Accordingly, it is possible that the patients, the disease, or the treatment may have changed over time.⁹ In fact, there are some hints this occurred. For instance, in the study by Stiell et al, the accrual rate increased from 130 patients per month in the preintervention phase to 137 patients per month following implementation of the intervention; in the study by Cobb et al, the accrual decreased from 15 patients per month during the preintervention period to 13 patients per month following the intervention. In addition, a pharmacologic trial was being conducted concurrently with the postintervention phase of the study by Cobb et al. The study drug, amiodarone, may have had subtle yet nonsignificant benefits or study personnel may have been more aggressive in their efforts during the pharmacologic trial.

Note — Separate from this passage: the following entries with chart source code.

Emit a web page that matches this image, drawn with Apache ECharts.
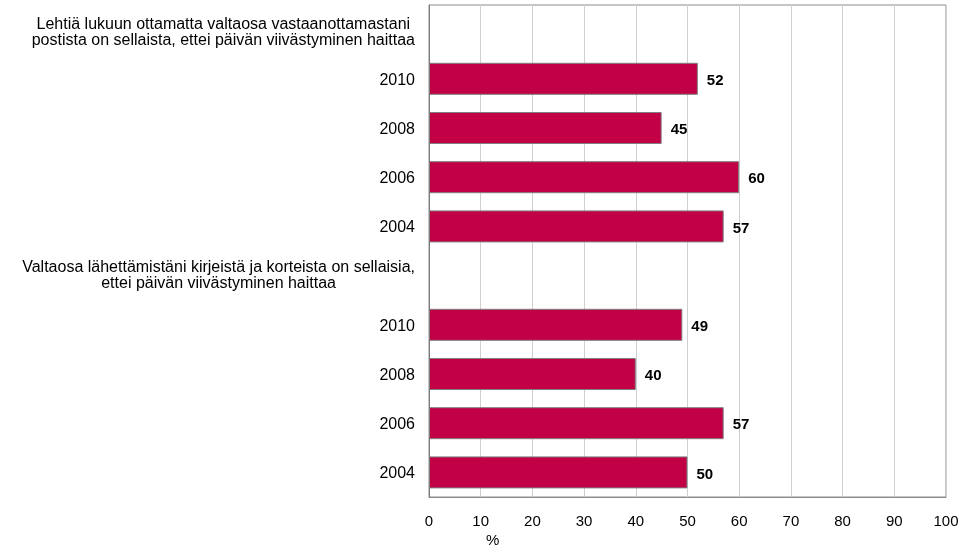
<!DOCTYPE html>
<html>
<head>
<meta charset="utf-8">
<script src="https://cdn.jsdelivr.net/npm/echarts@6/dist/echarts.min.js"></script>
<style>
  html, body { margin: 0; padding: 0; background: #fff; }
  #chart { width: 963px; height: 551px; }
</style>
</head>
<body>
<div id="chart"></div>
<script>
// Row labels, top to bottom. Group headings occupy their own rows with no bar.
const heading1 = 'Lehtiä lukuun ottamatta valtaosa vastaanottamastani\npostista on sellaista, ettei päivän viivästyminen haittaa';
const heading2 = 'Valtaosa lähettämistäni kirjeistä ja korteista on sellaisia,\nettei päivän viivästyminen haittaa';
const rowLabels = [heading1, '2010', '2008', '2006', '2004', heading2, '2010', '2008', '2006', '2004'];
const headingRows = [0, 5];

// Share of respondents (%) per year; null on heading rows.
const shareValues = [null, 52, 45, 60, 57, null, 49, 40, 57, 50];

// Value axis ticks.
const xTicks = [0, 10, 20, 30, 40, 50, 60, 70, 80, 90, 100];
const xUnit = '%';

const fontFamily = '"Liberation Sans", Arial, sans-serif';
const chart = echarts.init(document.getElementById('chart'), null, { renderer: 'canvas' });

chart.setOption({
  animation: false,
  backgroundColor: '#ffffff',
  textStyle: { fontFamily: fontFamily },
  grid: {
    left: 429, top: 5, right: 17, bottom: 54,
    show: true, borderColor: '#8c8c8c', borderWidth: 1, backgroundColor: 'transparent'
  },
  xAxis: {
    type: 'value',
    min: xTicks[0],
    max: xTicks[xTicks.length - 1],
    interval: xTicks[1] - xTicks[0],
    axisLine: { show: true, lineStyle: { color: '#8c8c8c', width: 1 } },
    axisTick: { show: false },
    splitLine: { show: true, lineStyle: { color: '#cfcfcf', width: 1 } },
    axisLabel: { color: '#000', fontSize: 15, margin: 17, fontFamily: fontFamily }
  },
  yAxis: {
    type: 'category',
    inverse: true,
    data: rowLabels,
    axisLine: { show: true, lineStyle: { color: '#7a7a7a', width: 1 } },
    axisTick: { show: false },
    splitLine: { show: false },
    axisLabel: {
      color: '#000',
      fontSize: 16,
      margin: 14,
      fontFamily: fontFamily,
      interval: 0,
      formatter: function (value, index) {
        if (index === headingRows[0]) {
          // first heading sits slightly lower inside its row
          return '{gap| }\n{h|' + value + '}';
        }
        return headingRows.indexOf(index) >= 0 ? '{h|' + value + '}' : '{y|' + value + '}';
      },
      rich: {
        gap: { fontSize: 1, lineHeight: 5 },
        y: { fontSize: 16, color: '#000', fontFamily: fontFamily, padding: [3, 0, 0, 0] },
        h: { align: 'center', fontSize: 16, lineHeight: 16, color: '#000', fontFamily: fontFamily }
      }
    }
  },
  graphic: [{
    type: 'text',
    left: 486,
    top: 533,
    style: { text: xUnit, fontSize: 15, fill: '#000', fontFamily: fontFamily }
  }],
  series: [{
    type: 'bar',
    data: shareValues,
    barWidth: 32,
    itemStyle: { color: '#c20045', borderColor: '#7f7f7f', borderWidth: 1 },
    label: {
      show: true,
      position: 'right',
      distance: 9,
      offset: [0, 2],
      color: '#000',
      fontWeight: 'bold',
      fontSize: 15,
      fontFamily: fontFamily
    }
  }]
});
</script>
</body>
</html>
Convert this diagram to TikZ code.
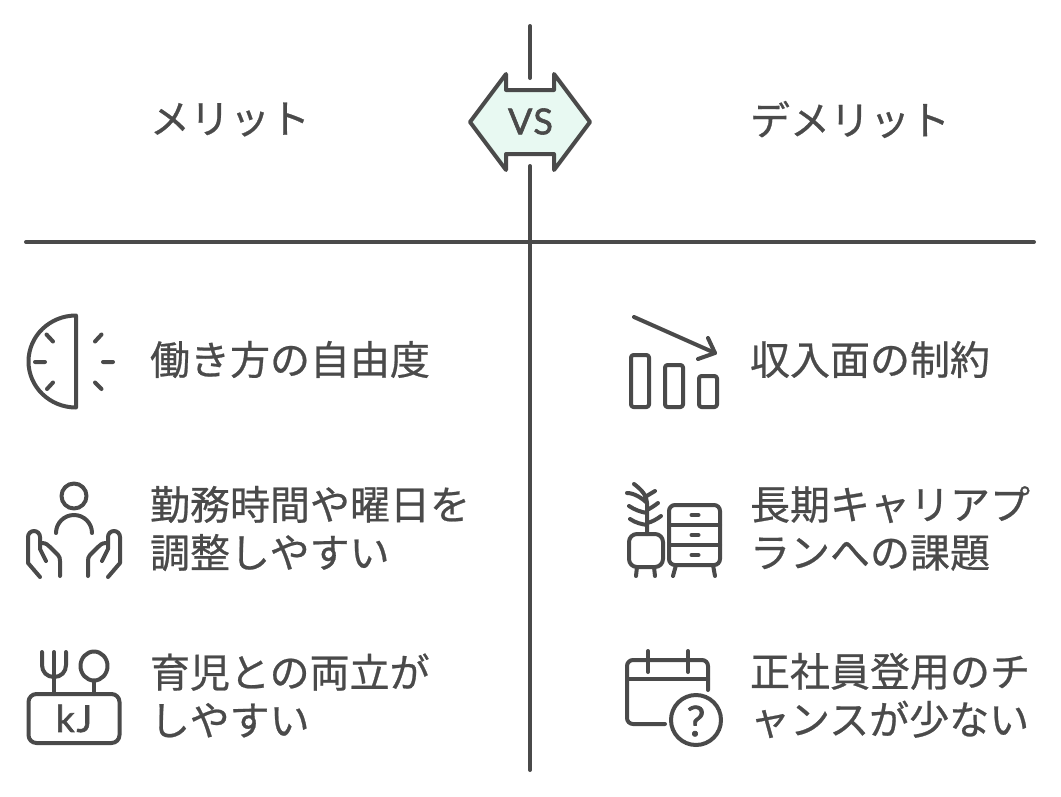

Thus, even though the studies by Stiell et al and Cobb et al have many strengths, they also have the primary limitation inherent to their design—possible uncontrolled confounders. For this reason, their findings may not be borne out by subsequent trials. Yet, these 2 studies fit those situations for which externally controlled trials are considered important⁶ : when results are not intended to be definitive (Cobb et al consider their work "an encouraging pilot study"); for potentially lethal disease (certainly the case for cardiac arrest); for innovation in desperate circumstances (such as the 2.5% survival rate for out-of-hospital cardiac arrest in Ontario); and for dramatic results (such as the 33% relative increase in survival for all cardiac arrests achieved in the study by Stiell et al, and the 25% relative increase in survival for ventricular fibrillation achieved in the study by Cobb et al). Moreover, Bailar et al suggest that " . . . the first clues to real breakthroughs in medical science may come from comparisons with external controls"⁶ and that " . . . any research program or journal that will take no risks at all with externally controlled (or even uncontrolled) studies of potentially important advances runs some risk of becoming irrelevant to the most important current developments in science and medicine."⁶

Resuscitation research has proceeded slowly and deliberately in the nearly 40 years since CPR was described.¹⁷ However, despite numerous investigations involving various therapies during that time, CPR and defibrillation are the only interventions that have been convincingly demonstrated to improve long-term survival for cardiac arrest.¹⁸ We hope that the studies by Stiell et al and Cobb et al will help generate new hypotheses, stimulate more studies using stronger methods, advance resuscitation research, and ultimately improve neurologically intact survival for those who experience cardiac arrest.